Sometimes you have to realise that you
cannot do it on your own and you should
team up with somebody who has the skills
you lack.



One case in point is the creation of one
of my favourite tunes in high school. The
guy who had the original idea did not, or
could not made it into a hit. The way it
happened made it a hit.

checkit:  Guardian


How we made: Jiggs Chase and Ed Fletcher on The Message

The producer and MC of the hip-hop classic recall trying to persuade Grandmaster Flash to grow a social conscience

        Interviews by Caroline Sullivan        
        The Guardian, Monday 27 May 2013 17.18 BST      
 
The Message
Instant hook … Grandmaster Flash in sunglasses with four of the Furious Five in the early 80s; only Melle Mel, centre, actually had anything to do with the track
Jiggs Chase, co-producer

One night, I was over at [rapper] Ed Fletcher's house and I said: "We need to write something." He was lying on the couch smoking a joint with one leg over the edge, and he said: "Don't push me, 'cos I'm close to the edge, I'm trying not to lose my head." And I said: "Oh my goodness – whoa!" We knew he'd just come up with the hook for a song.

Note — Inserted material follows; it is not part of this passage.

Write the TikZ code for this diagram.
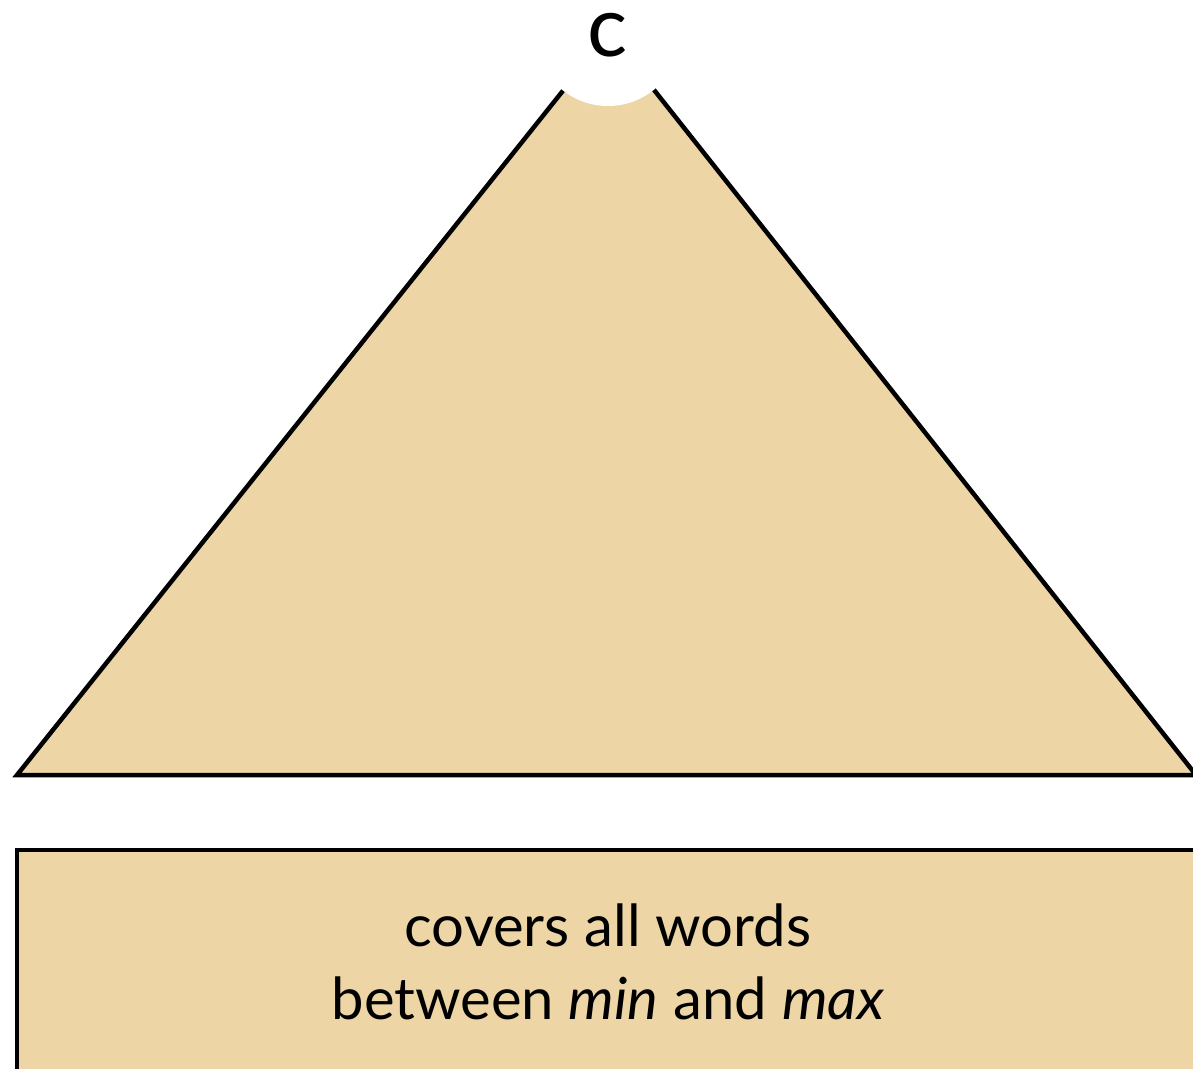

Sylvia Robinson [head of Sugar Hill, Grandmaster Flash's label] had had this concept of The Message: she wanted a serious song to show what was happening in society, but hadn't been able to get it together. So we told her what we had and added: "It sounds like a hit." Then all we had to do was come up with some music and write the verses. Ed did all that except for writing the final one, which was done by Melle Mel: he was the only member of Grandmaster Flash and the Furious Five who actually had anything to do with the song, even though the band got the credit. Melle was the best rapper in the group, too, but Ed still had to show him how to do it. "You should rap on it, too!" Sylvia said. And he did.

I knew we had something. I knew it would make some noise. But I didn't know it would be quite so big. Ed was talking about what was happening out there. Rap was music for boasting and bragging, but he took it in another direction. He took a chance – and it broke the mould. The Message got hip-hop taken seriously. There were always lots of rap groups, but they couldn't get record deals. The Message also helped hip-hop get a white audience. In Europe, we had more of a white audience than a black one.

The song went up the charts and, since then, the cheques have gotten bigger, because people keep using it. It was used in Happy Feet, P Diddy used it, and Ice Cube. I'm still getting paid.
Ed Fletcher (AKA Duke Bootee), co-writer/MC

The neighbourhood I was living in, the things I saw – it was like a jungle sometimes in Elizabeth, New Jersey. Even though we lived in a nice area, I'd sit in the living room and watch things happening across the street in the park. The lyrics were sort of cinematic: I tried to hold a message up to society.

Rappers then were in their late teens and made feelgood, upbeat songs to party to, so this was completely new. Luckily, Sylvia had the force and foresight to put it out. Grandmaster Flash himself wasn't on the song. He didn't think people wanted to hear that shit. Melle Mel was so mad about that.

Musically and lyrically, I wanted to do something different. A lot of thought went into it. I used to call it trance music – the melody has an asymmetric structure, but the bassline stays the same throughout. Usually, a song has one hook and verses, but "Don't push me, 'cos I'm close to the edge" is one hook and "It's like a jungle sometimes" is another. At the time, I was listening to Brian Eno's My Life in the Bush of Ghosts, so I used a lot of electronic effects and percussion sounds.

The first inkling I had that it would be big was when we did the mix. Sylvia was into numerology, and The Message ran to seven minutes and 11 seconds, which she thought was lucky for some reason. "I have a feeling about this," she said. That night, she took it to Frankie Crocker, the main radio DJ in New York, and the next day it was on the air. Eleven days later, it went gold. Rolling Stone named it the No 1 hip-hop record of all time. I've always thought: "Shit, if I'd known what it was going to do, I'd have kept it for myself."